MASON CITY, Iowa - If you have a desire to travel, you might not have to go too far: according to a report from the Iowa Tourism Office, Cerro Gordo County set a record for tourism based dollars. Tourism related expenditures in the county totaled $201.78 million, a 2.8% increase from 2016, with additional data showing travel-generated tax receipts in the county are at a record $3.51 million.
"We've been in parts of Iowa before, but not Mason City."
North Carolinians Dick and Carol Branting are making their way to Minnesota for a wedding, but not without a stop in Mason City to tour the historic Stockman House.
"We love the Frank Lloyd Wright buildings and the architecture, and it's a very interesting place."
They say Cerro Gordo County's tourism is similar to what they see back home.
"We come from an area that's really big in tourism, so we can see the benefits of that, and we think it's a good idea."
Sioux City resident Wendy Brame visited Mason City for the first time this week and toured the Stockman House and Music Man Square.

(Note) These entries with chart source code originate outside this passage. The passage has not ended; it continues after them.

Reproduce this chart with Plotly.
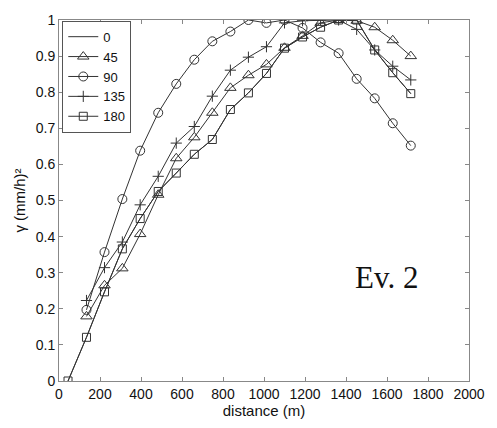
import plotly.graph_objects as go

lags = [44, 134, 222, 309, 396, 484, 572, 660, 748, 836, 924, 1012, 1100, 1188, 1276, 1364, 1452, 1540, 1628, 1716]

g180 = [0.0, 0.121, 0.247, 0.366, 0.450, 0.525, 0.576, 0.628, 0.669, 0.752, 0.798, 0.852, 0.922, 0.953, 0.980, 1.0, 1.0, 0.917, 0.854, 0.796]
g0 = list(g180)
lags45 = lags[1:]
g45 = [0.179, 0.265, 0.312, 0.407, 0.516, 0.617, 0.675, 0.743, 0.812, 0.847, 0.877, 0.923, 0.956, 0.992, 1.0, 0.998, 0.980, 0.944, 0.900]
lags90 = lags[1:]
g90 = [0.197, 0.357, 0.504, 0.638, 0.743, 0.823, 0.890, 0.941, 0.968, 1.0, 0.992, 1.0, 0.978, 0.938, 0.908, 0.837, 0.783, 0.714, 0.652]
lags135 = lags[1:]
g135 = [0.223, 0.314, 0.385, 0.488, 0.567, 0.659, 0.705, 0.789, 0.861, 0.897, 0.926, 0.992, 0.998, 1.0, 1.0, 0.974, 0.917, 0.872, 0.834]

x_ticks = list(range(0, 2001, 200))
y_ticks = [0, 0.1, 0.2, 0.3, 0.4, 0.5, 0.6, 0.7, 0.8, 0.9, 1]
y_tick_labels = ["0", "0.1", "0.2", "0.3", "0.4", "0.5", "0.6", "0.7", "0.8", "0.9", "1"]

LINE = "#333333"
MK = "#333333"

fig = go.Figure()
fig.add_trace(go.Scatter(x=lags, y=g0, name="0", mode="lines",
                         line=dict(color=LINE, width=1)))
fig.add_trace(go.Scatter(x=lags45, y=g45, name="45", mode="lines+markers",
                         line=dict(color=LINE, width=1),
                         marker=dict(symbol="triangle-up-open", size=10, color=MK, line=dict(width=1))))
fig.add_trace(go.Scatter(x=lags90, y=g90, name="90", mode="lines+markers",
                         line=dict(color=LINE, width=1),
                         marker=dict(symbol="circle-open", size=9, color=MK, line=dict(width=1))))
fig.add_trace(go.Scatter(x=lags135, y=g135, name="135", mode="lines+markers",
                         line=dict(color=LINE, width=1),
                         marker=dict(symbol="cross-thin-open", size=8, color=MK, line=dict(width=1, color=MK))))
fig.add_trace(go.Scatter(x=lags, y=g180, name="180", mode="lines+markers",
                         line=dict(color=LINE, width=1),
                         marker=dict(symbol="square-open", size=8, color=MK, line=dict(width=1))))

axis_common = dict(showgrid=False, zeroline=False, showline=True, linecolor="#888888", linewidth=1,
                   mirror="ticks", ticks="inside", ticklen=4, tickcolor="#888888",
                   tickfont=dict(family="Arial, Liberation Sans", size=14, color="#111111"))

fig.update_xaxes(range=[0, 2000], tickvals=x_ticks, ticktext=[str(v) for v in x_ticks],
                 title=dict(text="distance (m)", font=dict(family="Arial, Liberation Sans", size=15, color="#111111"), standoff=0),
                 **axis_common)
fig.update_yaxes(range=[0, 1], tickvals=y_ticks, ticktext=y_tick_labels,
                 title=dict(text="γ (mm/h)²", font=dict(family="Arial, Liberation Sans", size=15, color="#111111"), standoff=6),
                 **axis_common)

fig.add_annotation(x=1596, y=0.287, xref="x", yref="y", text="Ev. 2", showarrow=False,
                   font=dict(family="Liberation Serif, Times New Roman", size=31, color="#111111"))

fig.update_layout(
    width=497, height=428,
    margin=dict(l=59, r=17, t=12, b=47),
    paper_bgcolor="white", plot_bgcolor="white",
    legend=dict(x=0.008, y=0.998, xanchor="left", yanchor="top",
                bgcolor="white", bordercolor="#555555", borderwidth=1,
                font=dict(family="Arial, Liberation Sans", size=13, color="#111111"),
                tracegroupgap=0, itemwidth=30),
    showlegend=True,
)

fig.write_html("out.html")
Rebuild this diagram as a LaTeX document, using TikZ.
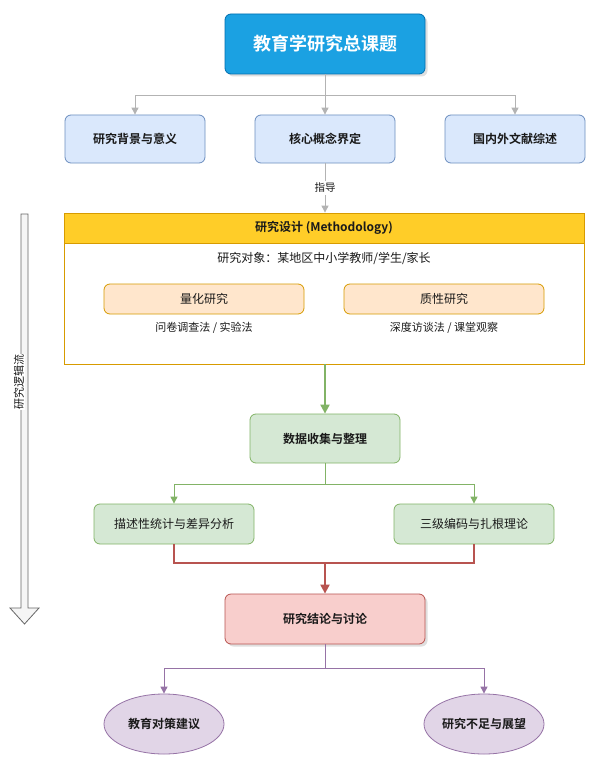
\documentclass[tikz,border=0pt]{standalone}
\usepackage{fontspec}
\setmainfont{Noto Sans CJK SC}[BoldFont={Noto Sans CJK SC Bold}]
\usetikzlibrary{arrows.meta,shapes.geometric,shadows}
\definecolor{titlefill}{HTML}{1BA1E2}
\definecolor{titlestroke}{HTML}{006EAF}
\definecolor{bluefill}{HTML}{DAE8FC}
\definecolor{bluestroke}{HTML}{6C8EBF}
\definecolor{yelfill}{HTML}{FFCD28}
\definecolor{orstroke}{HTML}{D79B00}
\definecolor{orfill}{HTML}{FFE6CC}
\definecolor{grfill}{HTML}{D5E8D4}
\definecolor{grstroke}{HTML}{82B366}
\definecolor{rdfill}{HTML}{F8CECC}
\definecolor{rdstroke}{HTML}{B85450}
\definecolor{pufill}{HTML}{E1D5E7}
\definecolor{pustroke}{HTML}{9673A6}
\definecolor{greyline}{HTML}{B3B3B3}
\definecolor{txt}{HTML}{1A1A1A}
\tikzset{
  box/.style={draw, rounded corners=6pt, line width=0.8pt, align=center, text=txt, inner sep=0pt},
  shad/.style={drop shadow={opacity=0.25, shadow xshift=2.5pt, shadow yshift=-2.5pt}},
  greyarr/.style={draw=greyline, line width=0.9pt, -{Triangle[open,length=7pt,width=7pt,fill=greyline]}},
  garr/.style={draw=grstroke, line width=1pt, -{Triangle[length=7pt,width=7pt]}},
  garrthick/.style={draw=grstroke, line width=2pt, -{Triangle[length=9pt,width=9pt]}},
  rline/.style={draw=rdstroke, line width=2pt},
  rarr/.style={draw=rdstroke, line width=2pt, -{Triangle[length=9pt,width=9pt]}},
  parr/.style={draw=pustroke, line width=1pt, -{Triangle[length=7pt,width=7pt]}},
  flowarrow/.style={draw=black!60, fill=black!4, line width=0.8pt, line join=miter},
  bf12/.style={font=\bfseries\fontsize{12}{14}\selectfont},
  rg12/.style={font=\fontsize{12}{14}\selectfont},
}
\begin{document}
\begin{tikzpicture}[x=1pt,y=-1pt]
\useasboundingbox (0,0) rectangle (595,765);
\fill[white] (0,0) rectangle (595,765);

% left flow arrow
\draw[flowarrow] (21,214) -- (28,214) -- (28,608) -- (39,608) -- (24.5,624) -- (10,608) -- (21,608) -- cycle;
\node[rotate=90, font=\fontsize{11}{12}\selectfont, text=txt, fill=white, inner sep=0.5pt] (flowlbl) at (19,382) {研究逻辑流};

% title
\node[box, shad, fill=titlefill, draw=titlestroke, minimum width=200pt, minimum height=60pt,
  text=white, font=\bfseries\fontsize{18}{20}\selectfont] (title) at (325,44) {教育学研究总课题};

% three boxes
\foreach \n/\x/\t in {b1/135/研究背景与意义, b2/325/核心概念界定, b3/515/国内外文献综述}{
  \node[box, bf12, fill=bluefill, draw=bluestroke, minimum width=140pt, minimum height=48pt] (\n) at (\x,139) {\t};
}
\coordinate (t1) at (325,95);
\draw[greyarr] (title.south) -- (b2.north);
\draw[greyarr] (title.south) -- (t1) -| (b1.north);
\draw[greyarr] (title.south) -- (t1) -| (b3.north);

% design container
\node[draw=orstroke, fill=white, line width=0.8pt, minimum width=520pt, minimum height=151pt, inner sep=0pt] (design) at (324,288.5) {};
\node[draw=orstroke, fill=yelfill, line width=0.8pt, minimum width=520pt, minimum height=30pt, inner sep=0pt,
  bf12, text=txt] (dhead) at (324,228) {研究设计 (Methodology)};
\draw[greyarr] (b2.south) -- node[fill=white, font=\fontsize{10.5}{12}\selectfont, text=txt, inner sep=2pt] (guide) {指导} (design.north -| b2.south);
\node[rg12, text=txt] (obj) at (324,258) {研究对象：某地区中小学教师/学生/家长};
\node[box, rg12, fill=orfill, draw=orstroke, minimum width=200pt, minimum height=30pt] (quant) at (204,299) {量化研究};
\node[box, rg12, fill=orfill, draw=orstroke, minimum width=200pt, minimum height=30pt] (qual) at (444,299) {质性研究};
\node[font=\fontsize{11}{13}\selectfont, text=txt] (quantm) at (204,328) {问卷调查法 / 实验法};
\node[font=\fontsize{11}{13}\selectfont, text=txt] (qualm) at (444,328) {深度访谈法 / 课堂观察};

% data collection
\node[box, bf12, fill=grfill, draw=grstroke, minimum width=150pt, minimum height=49pt] (data) at (325,438.5) {数据收集与整理};
\draw[garrthick] (design.south -| data.north) -- (data.north);

\node[box, rg12, fill=grfill, draw=grstroke, minimum width=160pt, minimum height=40pt] (desc) at (174,524) {描述性统计与差异分析};
\node[box, rg12, fill=grfill, draw=grstroke, minimum width=160pt, minimum height=40pt] (code) at (474,524) {三级编码与扎根理论};
\coordinate (t2) at (325,484);
\draw[garr] (data.south) -- (t2) -| (desc.north);
\draw[garr] (data.south) -- (t2) -| (code.north);

% conclusion
\node[box, bf12, shad, fill=rdfill, draw=rdstroke, minimum width=200pt, minimum height=50pt] (concl) at (325,619) {研究结论与讨论};
\coordinate (t3) at (325,563);
\draw[rline] (desc.south) |- (t3);
\draw[rline] (code.south) |- (t3);
\draw[rarr] (t3) -- (concl.north);

% ellipses
\node[ellipse, bf12, draw=pustroke, fill=pufill, line width=0.8pt, minimum width=120pt, minimum height=60pt,
  inner sep=0pt, text=txt] (policy) at (164,724) {教育对策建议};
\node[ellipse, bf12, draw=pustroke, fill=pufill, line width=0.8pt, minimum width=120pt, minimum height=60pt,
  inner sep=0pt, text=txt] (limit) at (484,724) {研究不足与展望};
\coordinate (t4) at (325,668);
\draw[parr] (concl.south) -- (t4) -| (policy.north);
\draw[parr] (concl.south) -- (t4) -| (limit.north);
\end{tikzpicture}
\end{document}
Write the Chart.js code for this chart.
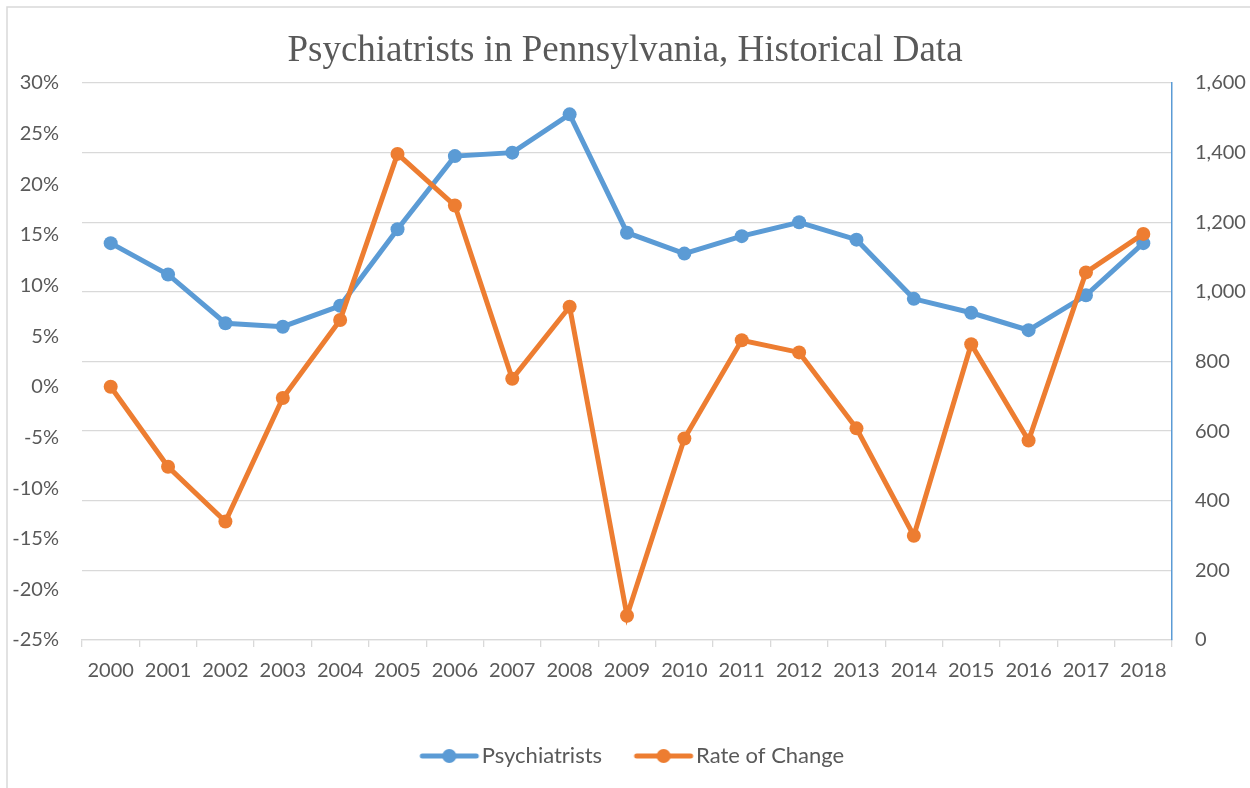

"It seems like a nice little town. I literally just got in yesterday, so I haven't had a chance to drive around much, but I want to drive and see the other prairie houses now that I found out about those. It happens a lot, you come to an area and then you meet people who live here and they mention new things that you've never heard of or thought of and everything."
Lindsey James is the Executive Director of Visit Mason City, and says both Mason City and neighboring Clear Lake work together to bring in more tourists to the area.
"Everything that we have to offer in both communities complement each other so well that we really have enough to keep visitors busy for multiple days, and that's our job. We tell people about that and encourage them to come and stay here."
With so much to see in the area, and not enough time, the Brantings say they're considering coming back, and encourage others to pull of and see what Cerro Gordo County has to offer.
"It's a part of the country that you don't see when you're going by on the interstate. You don't see the people and how they actually live and it's very interesting."
With 2018 being a busy year bringing in visitors for events such as the PGI Fireworks Convention in July, the results have not yet been tabulated, but James expects them to be released around October of next year.
Libbey Hohn, the Director of Tourism for the Clear Lake Area Chamber of Commerce, says local water quality efforts are making a huge difference in drawing recreational visitors to the lake, as well as the many events that bring people to Clear Lake nearly every weekend of the year.